Beethoven: Fidelio - Carrie-Ann Williams, Gavan Ring, Callum Thorpe, Dorothea Herbert - Glyndebourne on Tour (© Glyndebourne Productions Ltd. Photo: Richard Hubert Smith) |
But the biggest movement on the stage and one of the highlights of the opera is, of course, the Prisoners’ Chorus (O what a joy), which was strongly sung by the Glyndebourne Chorus, a well-disciplined bunch and so well drilled by chorus director, Aidan Oliver. It was in this scene where the walls of the ‘panopticon’-style set were opened for the first time thereby giving a freshness to the singing while Mumford’s lighting levels were raised for a few vital seconds offering, perhaps, new hope to the white-smocked inmates in gaining their freedom.
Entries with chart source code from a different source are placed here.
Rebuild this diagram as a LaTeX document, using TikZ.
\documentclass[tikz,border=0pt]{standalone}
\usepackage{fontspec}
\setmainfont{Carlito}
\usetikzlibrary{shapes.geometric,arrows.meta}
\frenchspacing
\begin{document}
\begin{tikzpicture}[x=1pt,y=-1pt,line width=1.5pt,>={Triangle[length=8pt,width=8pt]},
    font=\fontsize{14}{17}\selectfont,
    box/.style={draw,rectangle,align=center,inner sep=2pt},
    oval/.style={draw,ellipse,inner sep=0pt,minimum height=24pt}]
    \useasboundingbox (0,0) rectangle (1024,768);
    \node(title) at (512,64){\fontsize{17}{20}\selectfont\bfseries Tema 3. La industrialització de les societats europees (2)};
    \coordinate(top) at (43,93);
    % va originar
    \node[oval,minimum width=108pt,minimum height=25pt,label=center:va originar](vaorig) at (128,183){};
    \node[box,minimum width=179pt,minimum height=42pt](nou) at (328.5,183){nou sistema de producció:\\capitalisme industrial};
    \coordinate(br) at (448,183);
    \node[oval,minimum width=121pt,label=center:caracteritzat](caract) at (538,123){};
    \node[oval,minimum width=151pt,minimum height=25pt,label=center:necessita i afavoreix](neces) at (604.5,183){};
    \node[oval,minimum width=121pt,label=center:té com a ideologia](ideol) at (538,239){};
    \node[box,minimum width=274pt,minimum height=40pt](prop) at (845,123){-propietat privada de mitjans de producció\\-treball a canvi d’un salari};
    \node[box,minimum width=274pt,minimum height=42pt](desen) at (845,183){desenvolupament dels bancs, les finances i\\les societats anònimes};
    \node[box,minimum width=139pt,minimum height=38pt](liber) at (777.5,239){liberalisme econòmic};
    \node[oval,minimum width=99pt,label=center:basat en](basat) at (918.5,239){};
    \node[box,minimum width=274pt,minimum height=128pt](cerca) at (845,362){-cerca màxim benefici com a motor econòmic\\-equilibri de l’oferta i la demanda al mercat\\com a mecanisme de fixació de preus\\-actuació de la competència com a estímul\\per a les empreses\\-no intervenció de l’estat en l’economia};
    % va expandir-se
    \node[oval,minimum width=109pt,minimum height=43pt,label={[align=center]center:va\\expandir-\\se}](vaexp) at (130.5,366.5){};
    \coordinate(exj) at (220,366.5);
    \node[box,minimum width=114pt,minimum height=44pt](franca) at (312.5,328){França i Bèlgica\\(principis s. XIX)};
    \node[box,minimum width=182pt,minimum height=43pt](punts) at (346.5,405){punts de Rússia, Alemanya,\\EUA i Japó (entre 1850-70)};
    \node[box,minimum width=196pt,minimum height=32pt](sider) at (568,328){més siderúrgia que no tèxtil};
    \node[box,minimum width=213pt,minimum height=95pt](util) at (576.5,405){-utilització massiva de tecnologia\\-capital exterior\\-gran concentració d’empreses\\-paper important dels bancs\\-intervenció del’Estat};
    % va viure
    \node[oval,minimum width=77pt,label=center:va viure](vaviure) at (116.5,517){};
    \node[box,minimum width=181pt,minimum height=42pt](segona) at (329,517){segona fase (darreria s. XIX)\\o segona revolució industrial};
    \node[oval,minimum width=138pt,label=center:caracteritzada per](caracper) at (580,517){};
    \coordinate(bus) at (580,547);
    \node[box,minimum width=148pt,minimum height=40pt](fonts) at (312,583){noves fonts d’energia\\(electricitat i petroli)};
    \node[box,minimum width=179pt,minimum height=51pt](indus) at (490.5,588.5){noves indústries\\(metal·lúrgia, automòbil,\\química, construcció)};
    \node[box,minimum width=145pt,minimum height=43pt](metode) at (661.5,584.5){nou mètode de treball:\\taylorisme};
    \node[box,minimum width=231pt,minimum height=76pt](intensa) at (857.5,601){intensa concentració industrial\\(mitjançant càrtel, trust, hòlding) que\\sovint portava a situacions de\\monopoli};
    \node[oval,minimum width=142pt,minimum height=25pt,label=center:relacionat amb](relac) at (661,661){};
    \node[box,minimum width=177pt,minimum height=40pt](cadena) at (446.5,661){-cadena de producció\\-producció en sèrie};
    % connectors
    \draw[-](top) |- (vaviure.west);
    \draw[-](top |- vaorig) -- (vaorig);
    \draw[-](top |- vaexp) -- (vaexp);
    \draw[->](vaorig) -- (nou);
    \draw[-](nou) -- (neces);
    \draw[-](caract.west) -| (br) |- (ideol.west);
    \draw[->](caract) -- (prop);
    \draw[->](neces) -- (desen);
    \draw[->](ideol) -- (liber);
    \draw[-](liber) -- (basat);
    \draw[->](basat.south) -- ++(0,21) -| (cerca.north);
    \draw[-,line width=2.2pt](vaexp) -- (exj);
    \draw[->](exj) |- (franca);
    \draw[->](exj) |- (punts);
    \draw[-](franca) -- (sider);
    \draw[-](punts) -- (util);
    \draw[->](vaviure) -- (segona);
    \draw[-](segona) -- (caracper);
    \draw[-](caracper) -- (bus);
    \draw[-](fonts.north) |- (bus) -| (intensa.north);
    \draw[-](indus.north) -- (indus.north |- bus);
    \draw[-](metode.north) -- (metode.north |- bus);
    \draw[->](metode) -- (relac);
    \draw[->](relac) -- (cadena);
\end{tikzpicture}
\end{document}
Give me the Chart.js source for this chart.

And helping them and Florestan towards their freedom came when the Minister of State, Don Fernando (the role so magnificently sung and acted by bass, Jonathan Lemalu) arrives in the prison courtyard to the ravishing sound of trumpets from the battlements.
He immediately gets down to work and proclaims justice for everyone with Pizarro getting his comeuppance while the two protagonists of the opera, Leonore and Florestan, sing lovingly of their newfound freedom in that smoothing aria ‘Oh, what boundless happiness’ standing motionless side by side with confetti raining down upon them as if on their wedding day!
A glitzy and colourful ending witnessed the assembled townsfolk, adorned with ravishing gold-coloured capes, singing the praises of the loving couple. Really, they could have jumped out of a Cologne Carnival procession!
Beethoven: Fidelio - Callum Thorpe, Adam Smith, Dorothea Herbert, Dingle Yandell - Glyndebourne on Tour (© Glyndebourne Productions Ltd. Photo: Richard Hubert Smith) |
Without a doubt, Fidelio - a shout of fury, an impassioned cry of hope and an intense love story - is a masterpiece of moral courage, humanity and musical invention and Wake-Walker’s production hit the mark so, Beethoven, there’s no need to roll over!